How the next U.S. President could affect music

As I love statistics and analysis – especially the kind that other people do the hard work on – books like Freakonomics and Gittonomics are great for exposing the sometimes cute, sometimes weird, sometimes seedy reality underneath the glib catchphrases and slogans of modern marketing.

One study I’d pay to see, even though it’s probably impossible to quantify, is the relationship between politics and popular music in any society. Whilst the two seem diametrically opposed, put some thought to …

  • Late 60s, early 70s: LBJ and Nixon’s Vietnam War leads to a wave of protest songs …
  • Late 70s: Democrat, Liberal Jimmy Carter – Disco, baby!
  • Early 1980s: Reagan, Thatcher, Gordon Gekko, me me me – videos of smartly dressed popstars smashing expensive crockery (Duran Duran springs to mind)
  • Early 1990s: G.H.W.Bush the elder brings up Kurt Cobain and Eddie Vedder raging against the point of it all …

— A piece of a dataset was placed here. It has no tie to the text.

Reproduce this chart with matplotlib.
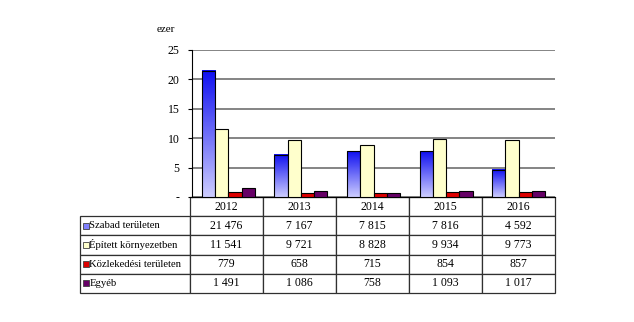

Personally, I’d then argue that Bill Clinton’s election, and the subsequent years of American prosperity, killed off a brave new art form just as it was getting going. Who knows what the next step down was from flannelette shirts as a fashion leader? In addition, I blame this era – and Clinton personally – for allowing rap, hip hop and the like to become the dominant musical form since.

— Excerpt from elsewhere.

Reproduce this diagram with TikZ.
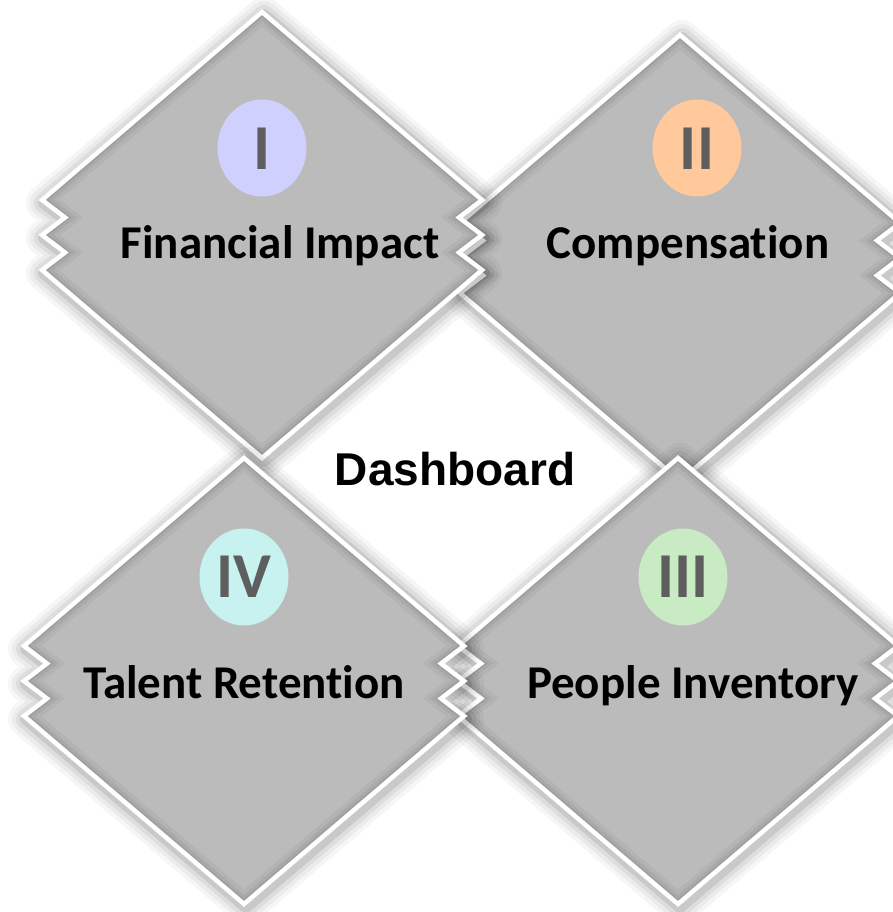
\documentclass[tikz,border=0pt]{standalone}
\usepackage{fontspec}
\setmainfont{Carlito}[Ligatures={NoCommon}]
\newfontfamily\headfont{Liberation Sans}
\usetikzlibrary{shapes.geometric}

\definecolor{tilegray}{HTML}{BBBBBB}
\definecolor{numgray}{HTML}{5E5E5E}
\definecolor{badgeI}{HTML}{D0D0FF}
\definecolor{badgeII}{HTML}{FFC99B}
\definecolor{badgeIII}{HTML}{C8EBC3}
\definecolor{badgeIV}{HTML}{C8F2F0}

% diamond with notched left and right corners, centred on the origin
\newcommand\tileoutline{(0,-223) -- (220,-35) -- (197,-17.5) -- (220,0) -- (197,17.5) -- (220,35) -- (0,223) -- (-220,35) -- (-197,17.5) -- (-220,0) -- (-197,-17.5) -- (-220,-35) -- cycle}

\newcommand\tile[2]{%
  \begin{scope}[shift={(#1,#2)}]
    % soft outer glow
    \foreach \w/\o in {36/0.035,28/0.045,20/0.06,12/0.09} {
      \draw[line join=round, draw=black, line width=\w pt, draw opacity=\o, shift={(2,3)}] \tileoutline;
    }
    \fill[tilegray] \tileoutline;
    % inner bevel
    \begin{scope}
      \clip \tileoutline;
      \foreach \w/\o in {22/0.04,14/0.05,8/0.06} {
        \draw[line join=miter, draw=black, line width=\w pt, draw opacity=\o] \tileoutline;
      }
    \end{scope}
    \draw[draw=white, line width=4.5pt, line join=miter] \tileoutline;
  \end{scope}}

\tikzset{
  caption/.style={anchor=base, inner sep=0pt, font=\fontsize{47}{56}\selectfont\bfseries, text=black},
  badge/.style={ellipse, minimum width=89pt, minimum height=97pt, inner sep=0pt},
  numeral/.style={anchor=base, inner sep=0pt, font=\fontsize{64}{70}\selectfont\bfseries, text=numgray},
  title/.style={anchor=base, inner sep=0pt, font=\headfont\fontsize{46}{52}\selectfont\bfseries, text=black}
}

\begin{document}
\begin{tikzpicture}[x=1pt,y=-1pt]
  \useasboundingbox (0,0) rectangle (893,912);
  \clip (0,0) rectangle (893,912);
  \fill[white] (0,0) rectangle (893,912);

  % tiles, back to front
  \tile{680}{258}
  \tile{262}{235}
  \tile{678}{681}
  \tile{244}{681}

  % numbered badges
  \node[badge, fill=badgeI]   (bI)   at (262,148) {};
  \node[badge, fill=badgeII]  (bII)  at (697,148) {};
  \node[badge, fill=badgeIII] (bIII) at (683,577) {};
  \node[badge, fill=badgeIV]  (bIV)  at (244,577) {};
  \node[numeral] (nI)   at (262,170) {I};
  \node[numeral] (nII)  at (697,170) {II};
  \node[numeral] (nIII) at (683,597.5) {III};
  \node[numeral] (nIV)  at (244,597.5) {IV};

  % captions
  \node[caption] (fin)  at (280,258) {Financial Impact};
  \node[caption] (comp) at (688,258) {Compensation};
  \node[caption] (tal)  at (244,698) {Talent Retention};
  \node[caption] (ppl)  at (693,698) {People Inventory};

  \node[title] (dash) at (455,485) {Dashboard};
\end{tikzpicture}
\end{document}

Bush the younger – with another war, surprise surprise – revived Eddie Vedder, the Dixie Chicks, and a whole batch of protest songs. Which makes the next U.S. election a cultural timebomb: with Obama or Clinton likely to win, and the alternative the seemingly sensible John McCain, who’s going to lead America into the sort of unilateral geostrategic stupidity that writes it’s own lyrics?